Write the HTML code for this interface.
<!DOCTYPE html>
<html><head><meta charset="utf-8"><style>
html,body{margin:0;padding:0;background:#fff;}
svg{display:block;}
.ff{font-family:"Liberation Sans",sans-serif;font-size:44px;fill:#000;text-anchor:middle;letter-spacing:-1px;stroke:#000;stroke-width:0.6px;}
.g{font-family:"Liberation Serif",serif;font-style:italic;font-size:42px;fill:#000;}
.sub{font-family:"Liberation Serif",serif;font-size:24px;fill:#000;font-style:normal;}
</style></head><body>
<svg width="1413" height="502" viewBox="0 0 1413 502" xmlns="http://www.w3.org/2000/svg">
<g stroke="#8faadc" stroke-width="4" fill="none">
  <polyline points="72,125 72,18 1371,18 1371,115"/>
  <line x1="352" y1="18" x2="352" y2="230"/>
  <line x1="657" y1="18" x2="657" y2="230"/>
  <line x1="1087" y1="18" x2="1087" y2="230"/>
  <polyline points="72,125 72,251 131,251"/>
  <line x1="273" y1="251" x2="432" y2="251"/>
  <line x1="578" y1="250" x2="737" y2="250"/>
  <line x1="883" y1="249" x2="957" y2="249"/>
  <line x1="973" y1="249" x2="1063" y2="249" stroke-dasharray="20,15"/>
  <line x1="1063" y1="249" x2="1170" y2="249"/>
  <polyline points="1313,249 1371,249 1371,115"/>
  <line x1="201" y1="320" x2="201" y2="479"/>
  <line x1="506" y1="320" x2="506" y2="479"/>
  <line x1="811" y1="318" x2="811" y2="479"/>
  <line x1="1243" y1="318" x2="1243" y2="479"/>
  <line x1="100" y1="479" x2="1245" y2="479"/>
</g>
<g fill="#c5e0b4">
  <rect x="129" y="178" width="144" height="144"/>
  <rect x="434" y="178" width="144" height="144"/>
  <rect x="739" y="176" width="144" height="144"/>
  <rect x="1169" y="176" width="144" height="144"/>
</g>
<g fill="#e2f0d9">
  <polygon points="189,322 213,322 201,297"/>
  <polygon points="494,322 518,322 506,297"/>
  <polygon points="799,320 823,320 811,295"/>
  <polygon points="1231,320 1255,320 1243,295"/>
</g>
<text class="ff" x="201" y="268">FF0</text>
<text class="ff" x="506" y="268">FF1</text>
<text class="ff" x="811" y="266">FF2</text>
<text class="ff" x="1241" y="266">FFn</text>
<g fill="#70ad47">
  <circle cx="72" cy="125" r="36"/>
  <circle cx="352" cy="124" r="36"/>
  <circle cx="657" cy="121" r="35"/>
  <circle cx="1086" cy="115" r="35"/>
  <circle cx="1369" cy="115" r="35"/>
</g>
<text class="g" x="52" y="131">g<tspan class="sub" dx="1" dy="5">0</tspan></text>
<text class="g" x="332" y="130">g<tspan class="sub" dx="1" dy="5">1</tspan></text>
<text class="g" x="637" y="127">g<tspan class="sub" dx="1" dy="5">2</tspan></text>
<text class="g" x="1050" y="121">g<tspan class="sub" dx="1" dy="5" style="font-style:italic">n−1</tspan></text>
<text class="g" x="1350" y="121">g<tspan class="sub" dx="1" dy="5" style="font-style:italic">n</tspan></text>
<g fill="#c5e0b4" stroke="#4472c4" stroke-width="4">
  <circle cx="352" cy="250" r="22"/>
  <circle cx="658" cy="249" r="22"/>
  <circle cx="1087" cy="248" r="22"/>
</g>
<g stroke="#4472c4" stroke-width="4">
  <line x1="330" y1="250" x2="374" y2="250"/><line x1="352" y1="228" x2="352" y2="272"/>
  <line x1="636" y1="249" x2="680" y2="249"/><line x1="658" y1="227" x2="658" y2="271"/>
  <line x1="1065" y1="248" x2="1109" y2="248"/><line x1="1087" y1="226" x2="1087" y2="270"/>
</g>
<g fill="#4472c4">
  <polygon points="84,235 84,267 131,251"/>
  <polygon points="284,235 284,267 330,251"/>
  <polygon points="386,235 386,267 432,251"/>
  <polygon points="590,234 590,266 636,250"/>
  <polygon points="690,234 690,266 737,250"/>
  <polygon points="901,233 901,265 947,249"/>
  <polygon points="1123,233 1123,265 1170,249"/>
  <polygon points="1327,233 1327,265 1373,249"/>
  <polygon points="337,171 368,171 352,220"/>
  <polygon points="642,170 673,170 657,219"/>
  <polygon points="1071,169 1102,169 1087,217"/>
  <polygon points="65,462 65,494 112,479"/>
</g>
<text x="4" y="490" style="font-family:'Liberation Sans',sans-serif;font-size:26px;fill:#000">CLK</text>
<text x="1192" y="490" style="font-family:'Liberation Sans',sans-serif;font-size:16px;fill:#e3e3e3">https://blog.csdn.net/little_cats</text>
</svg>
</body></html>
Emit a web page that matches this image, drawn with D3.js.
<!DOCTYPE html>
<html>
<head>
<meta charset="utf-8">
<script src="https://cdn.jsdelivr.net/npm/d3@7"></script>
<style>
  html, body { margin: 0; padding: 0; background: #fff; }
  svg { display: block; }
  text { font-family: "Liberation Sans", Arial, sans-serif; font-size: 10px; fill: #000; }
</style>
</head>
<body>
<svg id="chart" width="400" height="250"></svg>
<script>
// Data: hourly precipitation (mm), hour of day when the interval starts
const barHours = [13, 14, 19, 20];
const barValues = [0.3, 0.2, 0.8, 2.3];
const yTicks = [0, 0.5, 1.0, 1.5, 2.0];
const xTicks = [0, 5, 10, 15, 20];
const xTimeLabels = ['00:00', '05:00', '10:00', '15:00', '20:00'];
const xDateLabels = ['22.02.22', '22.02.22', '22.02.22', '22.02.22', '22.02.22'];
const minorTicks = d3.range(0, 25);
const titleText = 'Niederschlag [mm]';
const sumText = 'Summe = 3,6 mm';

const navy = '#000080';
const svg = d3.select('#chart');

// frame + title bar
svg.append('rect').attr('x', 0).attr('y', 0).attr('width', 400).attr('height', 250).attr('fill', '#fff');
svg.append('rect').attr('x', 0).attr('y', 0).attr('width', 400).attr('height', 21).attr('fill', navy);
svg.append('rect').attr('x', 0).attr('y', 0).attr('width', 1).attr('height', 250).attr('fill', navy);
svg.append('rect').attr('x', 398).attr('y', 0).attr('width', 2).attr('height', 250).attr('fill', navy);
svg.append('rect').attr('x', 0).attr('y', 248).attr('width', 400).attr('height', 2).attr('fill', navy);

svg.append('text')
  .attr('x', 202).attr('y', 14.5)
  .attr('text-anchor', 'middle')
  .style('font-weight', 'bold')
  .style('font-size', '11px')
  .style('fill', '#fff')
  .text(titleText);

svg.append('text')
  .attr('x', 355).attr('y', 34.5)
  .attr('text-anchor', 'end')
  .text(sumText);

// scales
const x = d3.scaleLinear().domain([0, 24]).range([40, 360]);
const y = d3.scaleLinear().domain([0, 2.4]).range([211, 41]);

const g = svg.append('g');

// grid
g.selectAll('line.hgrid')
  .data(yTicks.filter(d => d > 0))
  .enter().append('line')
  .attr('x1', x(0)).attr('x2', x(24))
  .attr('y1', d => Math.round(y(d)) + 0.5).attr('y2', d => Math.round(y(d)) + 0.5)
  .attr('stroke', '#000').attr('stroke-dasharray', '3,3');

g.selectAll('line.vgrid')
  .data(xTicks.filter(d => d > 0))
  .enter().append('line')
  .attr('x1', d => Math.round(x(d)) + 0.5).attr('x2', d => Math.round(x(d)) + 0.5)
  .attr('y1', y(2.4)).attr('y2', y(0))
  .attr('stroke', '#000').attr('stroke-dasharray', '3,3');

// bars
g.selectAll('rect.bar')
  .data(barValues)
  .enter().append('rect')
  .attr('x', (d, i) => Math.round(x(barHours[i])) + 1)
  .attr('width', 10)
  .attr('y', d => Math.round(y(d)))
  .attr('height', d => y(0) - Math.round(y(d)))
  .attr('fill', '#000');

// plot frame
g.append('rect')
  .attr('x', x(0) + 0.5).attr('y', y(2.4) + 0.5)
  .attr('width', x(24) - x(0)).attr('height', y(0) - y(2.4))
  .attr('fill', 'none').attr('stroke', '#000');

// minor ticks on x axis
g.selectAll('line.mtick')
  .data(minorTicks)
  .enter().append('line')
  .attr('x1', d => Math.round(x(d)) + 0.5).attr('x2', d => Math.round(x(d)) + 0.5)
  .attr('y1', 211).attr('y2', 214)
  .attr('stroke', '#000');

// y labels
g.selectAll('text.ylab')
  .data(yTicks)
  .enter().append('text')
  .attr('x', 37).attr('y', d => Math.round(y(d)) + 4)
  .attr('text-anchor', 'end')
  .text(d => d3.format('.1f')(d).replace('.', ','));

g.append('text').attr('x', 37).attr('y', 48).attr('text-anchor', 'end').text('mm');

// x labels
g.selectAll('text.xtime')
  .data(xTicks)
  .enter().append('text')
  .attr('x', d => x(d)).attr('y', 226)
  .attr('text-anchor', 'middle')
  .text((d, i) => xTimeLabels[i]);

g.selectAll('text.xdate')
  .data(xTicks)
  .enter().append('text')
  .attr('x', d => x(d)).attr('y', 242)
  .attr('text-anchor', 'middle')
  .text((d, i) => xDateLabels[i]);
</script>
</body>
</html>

• **Problem description**:
Copy out each line of the entries that holds "this".

• **Finished answer**:
Write the HTML code for this interface.
Emit a web page that matches this image, drawn with D3.js.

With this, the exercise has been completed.